Olumawu Basic Education School
- Motto: "Service to God and Humanity"
- Type: Private
- Established: 1985
- Founder: Magaret Oloruntomiwo Audu
- Students: approx 600
- Location: Abuja, FCT, Nigeria
- Colors: Cream and light green
- Website: www.olumawu.org.ng

= Olumawu Basic Education School =

School in Abuja, Nigeria

Olumawu Basic Education School is a school in Abuja, Nigeria.

Olumawu College is a private secondary school in Wuse II Abuja. It has a Pre school programme, spanning from the creche to the play group and then Nursery 1 and Nursery 2. After this is the elementary school from Primary 1 to Primary 6. Olumawu College also has a secondary school from JSS1 to SS3.

==Academics==
The Pre school programme caters for children from age two starting with play groups. The Nursery programme comprises a pre nursery class followed by Nursery classes 1 and 2.

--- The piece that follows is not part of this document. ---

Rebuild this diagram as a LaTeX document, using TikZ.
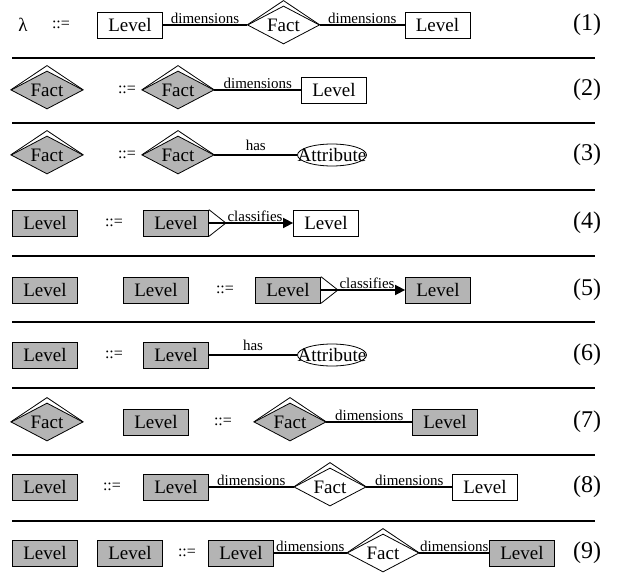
\documentclass[tikz,border=0pt]{standalone}
\usepackage{fontspec}
\setmainfont{Liberation Serif}
\usepackage{tikz}
\usetikzlibrary{shapes.geometric,arrows.meta}

\definecolor{shade}{RGB}{180,180,180}

\begin{document}
\begin{tikzpicture}
        [x=1pt,y=-1pt,line join=miter,
         every node/.style={font=\fontsize{19}{21}\selectfont,inner sep=0pt},
         Level/.style={draw,line width=.8pt,rectangle,minimum width=65pt,minimum height=26pt},
         Fact/.style={draw,line width=.8pt,diamond,aspect=1.9,minimum width=72pt,minimum height=38pt},
         Attribute/.style={draw,line width=.8pt,ellipse,inner xsep=-10pt,inner ysep=-2pt,
                           minimum width=69pt,minimum height=22pt},
         grey/.style={fill=shade},
         eq/.style={font=\fontsize{16}{18}\selectfont},
         num/.style={font=\fontsize{24}{26}\selectfont}]
        \useasboundingbox (0,0) rectangle (620,572);

        % (1)
        \node (lambda) at (23,25) {λ};
        \node[eq] (eqOne) at (61,25) {::=};
        \node[Level] (LevelOneA) at (130,25) {Level};
        \node[Fact] (FactOne) at (283.5,25) {Fact};
        \node[Level] (LevelOneB) at (437.5,25) {Level};
        \node[num] (numOne) at (587,25) {(1)};
        % (2)
        \node[Fact,grey] (FactTwoA) at (47,90) {Fact};
        \node[eq] (eqTwo) at (127,90) {::=};
        \node[Fact,grey] (FactTwoB) at (178,90) {Fact};
        \node[Level] (LevelTwo) at (334,90) {Level};
        \node[num] (numTwo) at (587,90) {(2)};
        % (3)
        \node[Fact,grey] (FactThreeA) at (47,155) {Fact};
        \node[eq] (eqThree) at (127,155) {::=};
        \node[Fact,grey] (FactThreeB) at (178,155) {Fact};
        \node[Attribute] (AttrThree) at (332,155) {Attribute};
        \node[num] (numThree) at (587,155) {(3)};
        % (4)
        \node[Level,grey] (LevelFourA) at (45,223) {Level};
        \node[eq] (eqFour) at (114,223) {::=};
        \node[Level,grey] (LevelFourB) at (176,223) {Level};
        \node[Level] (LevelFourC) at (326,223) {Level};
        \node[num] (numFour) at (587,223) {(4)};
        % (5)
        \node[Level,grey] (LevelFiveA) at (45,290) {Level};
        \node[Level,grey] (LevelFiveB) at (156,290) {Level};
        \node[eq] (eqFive) at (225,290) {::=};
        \node[Level,grey] (LevelFiveC) at (288,290) {Level};
        \node[Level,grey] (LevelFiveD) at (438,290) {Level};
        \node[num] (numFive) at (587,290) {(5)};
        % (6)
        \node[Level,grey] (LevelSixA) at (45,355) {Level};
        \node[eq] (eqSix) at (114,355) {::=};
        \node[Level,grey] (LevelSixB) at (176,355) {Level};
        \node[Attribute] (AttrSix) at (332,355) {Attribute};
        \node[num] (numSix) at (587,355) {(6)};
        % (7)
        \node[Fact,grey] (FactSevenA) at (47,422) {Fact};
        \node[Level,grey] (LevelSevenA) at (156,422) {Level};
        \node[eq] (eqSeven) at (223,422) {::=};
        \node[Fact,grey] (FactSevenB) at (290,422) {Fact};
        \node[Level,grey] (LevelSevenB) at (445,422) {Level};
        \node[num] (numSeven) at (587,422) {(7)};
        % (8)
        \node[Level,grey] (LevelEightA) at (45,487) {Level};
        \node[eq] (eqEight) at (112,487) {::=};
        \node[Level,grey] (LevelEightB) at (176,487) {Level};
        \node[Fact] (FactEight) at (330,487) {Fact};
        \node[Level] (LevelEightC) at (485,487) {Level};
        \node[num] (numEight) at (587,487) {(8)};
        % (9)
        \node[Level,grey] (LevelNineA) at (45,553) {Level};
        \node[Level,grey] (LevelNineB) at (130,553) {Level};
        \node[eq] (eqNine) at (187,553) {::=};
        \node[Level,grey] (LevelNineC) at (241,553) {Level};
        \node[Fact] (FactNine) at (383,553) {Fact};
        \node[Level,grey] (LevelNineD) at (522,553) {Level};
        \node[num] (numNine) at (587,553) {(9)};

        \tikzset{LabelStyle/.style = {above,
                                  inner sep      = 1pt,
                                  font           = \fontsize{15}{17}\selectfont}}

        % rules between the productions
        \foreach \y in {58,123,190,256,322,388,455,521}
            \draw[line width=2.4pt] (12,\y) -- (595,\y);

        % upper rim of the fact diamonds
        \foreach \f in {FactOne,FactTwoA,FactTwoB,FactThreeA,FactThreeB,FactSevenA,FactSevenB,FactEight,FactNine}
            \draw[line width=.8pt] (\f.west) -- ([yshift=5pt]\f.north) -- (\f.east);

        % fork at the classifying level
        \foreach \l in {LevelFourB,LevelFiveC}
            \draw[line width=.8pt] (\l.north east) -- ([xshift=17pt]\l.east) -- (\l.south east);

        \foreach \from/\to in {LevelOneA/FactOne,FactOne/LevelOneB,FactTwoB/LevelTwo,
                               FactSevenB/LevelSevenB,LevelEightB/FactEight,FactEight/LevelEightC,
                               LevelNineC/FactNine,FactNine/LevelNineD}
            \draw[line width=1.6pt] (\from) -- node[LabelStyle]{dimensions} (\to);
        \foreach \from/\to in {FactThreeB/AttrThree,LevelSixB/AttrSix}
            \draw[line width=1.6pt] (\from) -- node[LabelStyle,yshift=3pt]{has} (\to);
        \foreach \from/\to in {LevelFourB/LevelFourC,LevelFiveC/LevelFiveD}
            \draw[line width=1.6pt,-{Triangle[length=10pt,width=10pt]}] (\from) -- node[LabelStyle,xshift=4pt]{classifies} (\to);
    \end{tikzpicture}
\end{document}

The Basic Education Programme for children of five years and above comprises primary one to six and the junior secondary classes. All pupils are examined through terminal exams, Continuous Assessment Tests which feature throughout the academic year in both the Pre School and the Basic School.

The weighting applied to internal tests, assignments and homework, on the one hand and the examination at the end of the term differs between the Pre School and the Basic School. To be promoted to the next class a pupil would normally be expected to have obtained the set pass mark in the combined assessment of their performance in the exams and tests.